The present invention is thus directed to a system and method for providing a user with an interactive look-and-feel in a digital broadcast. Users sitting at remote locations such as their homes would, for example, watch television and a set-top box would be provided for decoding the digital broadcast signal received. The invention allows a user to watch television in various different modes. For example, in one mode the television would display a plurality of separate videos (each video enclosed in a hot-spot) and a user could select any of the plurality of videos on the screen for display on a full screen. In essence, the user would enter a command on a remote control and one of the multiple screens would be displayed in full. A different example would include a program schedule on the screen, where each line of program information includes X-Y protocol data, such that each line is a hot-spot. When the user executes on a hot-spot he/she would receive either text (binary data) regarding the program, or in the alternative, would be connected to the actual program (video and audio). Thus, the system provides the appearance of interactivity.

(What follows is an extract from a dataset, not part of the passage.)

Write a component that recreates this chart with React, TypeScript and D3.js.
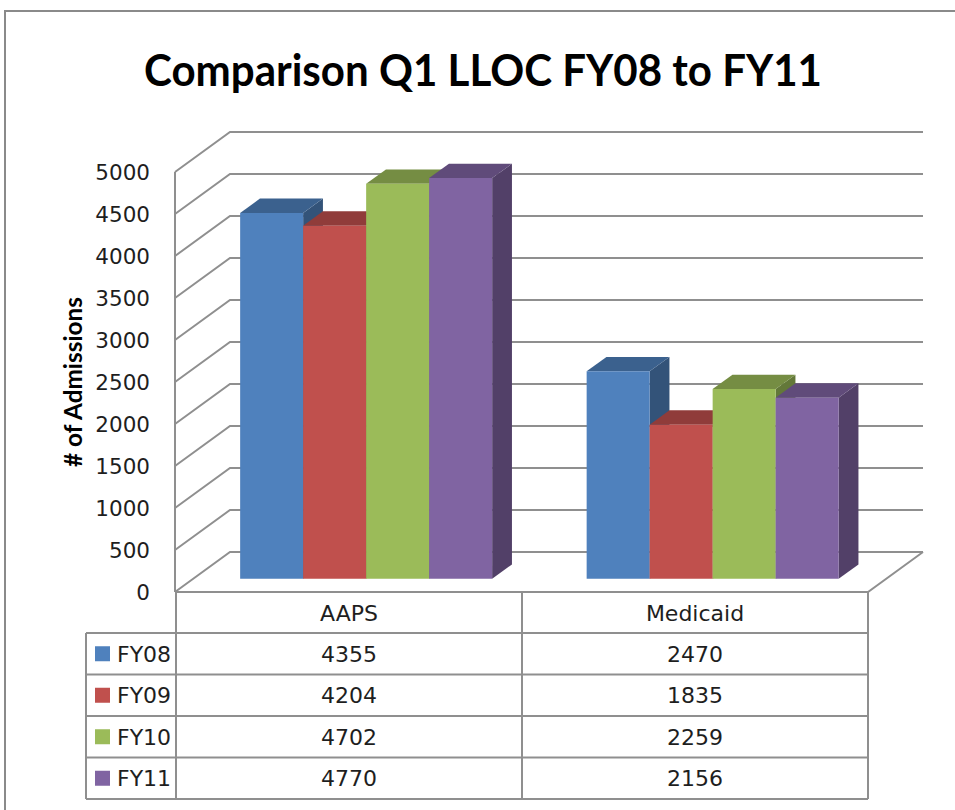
import React from 'react';
import * as d3 from 'd3';

const W = 955;
const H = 810;

const categories = ['AAPS', 'Medicaid'];
const series = ['FY08', 'FY09', 'FY10', 'FY11'];
const aapsValues = [4355, 4204, 4702, 4770];
const medicaidValues = [2470, 1835, 2259, 2156];
const colors = ['#4F81BD', '#C0504D', '#9BBB59', '#8064A2'];
const yTicks = [0, 500, 1000, 1500, 2000, 2500, 3000, 3500, 4000, 4500, 5000];

const values: { [k: string]: number[] } = { AAPS: aapsValues, Medicaid: medicaidValues };

// 3d floor geometry
const ox = 175;
const oy = 592;
const floorW = 693;
const depthDx = 55;
const depthDy = -40;
const zFront = 0.33;
const zBack = 0.69;

const yScale = d3.scaleLinear().domain([0, 5000]).range([0, 420]);
const xCat = d3.scaleBand().domain(categories).range([0, floorW]);
const xSeries = d3.scaleBand().domain(series).range([47, 299]);

const proj = (x: number, v: number, z: number): [number, number] => [
  ox + x + z * depthDx,
  oy - yScale(v) + z * depthDy,
];
const poly = (pts: [number, number][]) => 'M' + pts.map(p => p.join(',')).join('L') + 'Z';

// table
const colX = [86, 176, 522, 868];
const headTop = 592;
const rowScale = d3.scaleBand().domain(series).range([633, 799]);

const gridColor = '#8f8f8f';
const font = '"DejaVu Sans", sans-serif';
const textColor = '#1e1e1e';

export default function App() {
  const bars: JSX.Element[] = [];
  categories.forEach(cat => {
    series.forEach((s, i) => {
      const v = values[cat][i];
      const x0 = (xCat(cat) as number) + (xSeries(s) as number);
      const x1 = x0 + xSeries.bandwidth();
      const c = d3.color(colors[i]) as d3.RGBColor;
      bars.push(
        <g key={cat + s}>
          <path d={poly([proj(x1, 0, zFront), proj(x1, v, zFront), proj(x1, v, zBack), proj(x1, 0, zBack)])}
            fill={c.darker(1.25).formatHex()} />
          <path d={poly([proj(x0, v, zFront), proj(x1, v, zFront), proj(x1, v, zBack), proj(x0, v, zBack)])}
            fill={c.darker(0.8).formatHex()} />
          <path d={poly([proj(x0, 0, zFront), proj(x1, 0, zFront), proj(x1, v, zFront), proj(x0, v, zFront)])}
            fill={colors[i]} />
        </g>
      );
    });
  });

  return (
    <svg width={W} height={H} style={{ position: 'absolute', left: 0, top: 0, background: '#fff' }}>
      <rect x={0} y={0} width={W} height={H} fill="#fff" />
      {/* outer frame */}
      <path d={`M5,${H}L5,11L${W},11`} fill="none" stroke="#8a8a8a" strokeWidth={2} />

      <text x={483} y={86} textAnchor="middle" fontFamily="Lato, sans-serif" fontWeight="bold" fontSize={44}
        textLength={678} lengthAdjust="spacingAndGlyphs" fill="#000">Comparison Q1 LLOC FY08 to FY11</text>

      {/* walls and gridlines */}
      <g fill="none" stroke={gridColor} strokeWidth={2}>
        {yTicks.map(t => {
          const a = proj(0, t, 0), b = proj(0, t, 1), c = proj(floorW, t, 1);
          return <path key={t} d={`M${a}L${b}L${c}`} />;
        })}
        <path d={`M${proj(0, 0, 0)}L${proj(floorW, 0, 0)}L${proj(floorW, 0, 1)}`} />
        <line x1={ox} y1={proj(0, 5000, 0)[1]} x2={ox} y2={oy} />
      </g>

      {yTicks.map(t => (
        <text key={t} x={150} y={proj(0, t, 0)[1]} dy="0.36em" textAnchor="end" fontFamily={font} fontSize={21.5}
          fill={textColor}>{t}</text>
      ))}

      <text transform="translate(82,382) rotate(-90)" textAnchor="middle" fontFamily="Lato, sans-serif"
        fontWeight="bold" fontSize={24} textLength={170} lengthAdjust="spacingAndGlyphs"
        fill="#000">{'# of Admissions'}</text>

      {bars}

      {/* data table */}
      <g fill="none" stroke={gridColor} strokeWidth={2}>
        <line x1={colX[1]} y1={headTop} x2={colX[1]} y2={799} />
        <line x1={colX[2]} y1={headTop} x2={colX[2]} y2={799} />
        <line x1={colX[3]} y1={headTop} x2={colX[3]} y2={799} />
        <line x1={colX[0]} y1={633} x2={colX[0]} y2={799} />
        {series.map(s => (
          <line key={s} x1={colX[0]} y1={rowScale(s)} x2={colX[3]} y2={rowScale(s)} />
        ))}
        <line x1={colX[0]} y1={799} x2={colX[3]} y2={799} />
      </g>
      {categories.map((cat, ci) => (
        <text key={cat} x={(colX[ci + 1] + colX[ci + 2]) / 2} y={(headTop + 633) / 2 + 1} dy="0.36em"
          textAnchor="middle" fontFamily={font} fontSize={22} fill={textColor}>{cat}</text>
      ))}
      {series.map((s, i) => {
        const cy = (rowScale(s) as number) + rowScale.bandwidth() / 2;
        return (
          <g key={s}>
            <rect x={95} y={cy - 7.5} width={15} height={15} fill={colors[i]} />
            <text x={117} y={cy} dy="0.36em" fontFamily={font} fontSize={22} fill={textColor}>{s}</text>
            {categories.map((cat, ci) => (
              <text key={cat} x={(colX[ci + 1] + colX[ci + 2]) / 2} y={cy} dy="0.36em" textAnchor="middle"
                fontFamily={font} fontSize={22} fill={textColor}>{values[cat][i]}</text>
            ))}
          </g>
        );
      })}
    </svg>
  );
}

It will thus be seen that the objects set forth above, among those made apparent from the preceding descriptions, are efficiently attained and, since certain changes may be made in the carrying out of the above process, in the described product, and in the construction set forth without departing from the spirit and scope of the invention, it is intended that all matter contained in the above description and shown in the accompanying drawings shall be interpreted as illustrative and not in a limiting sense.
It is also to be understood that the following claims are intended to cover all the generic and specific features of the invention herein described and all statements of the scope of the invention, which, as a matter of language, might be said to fall therebetween.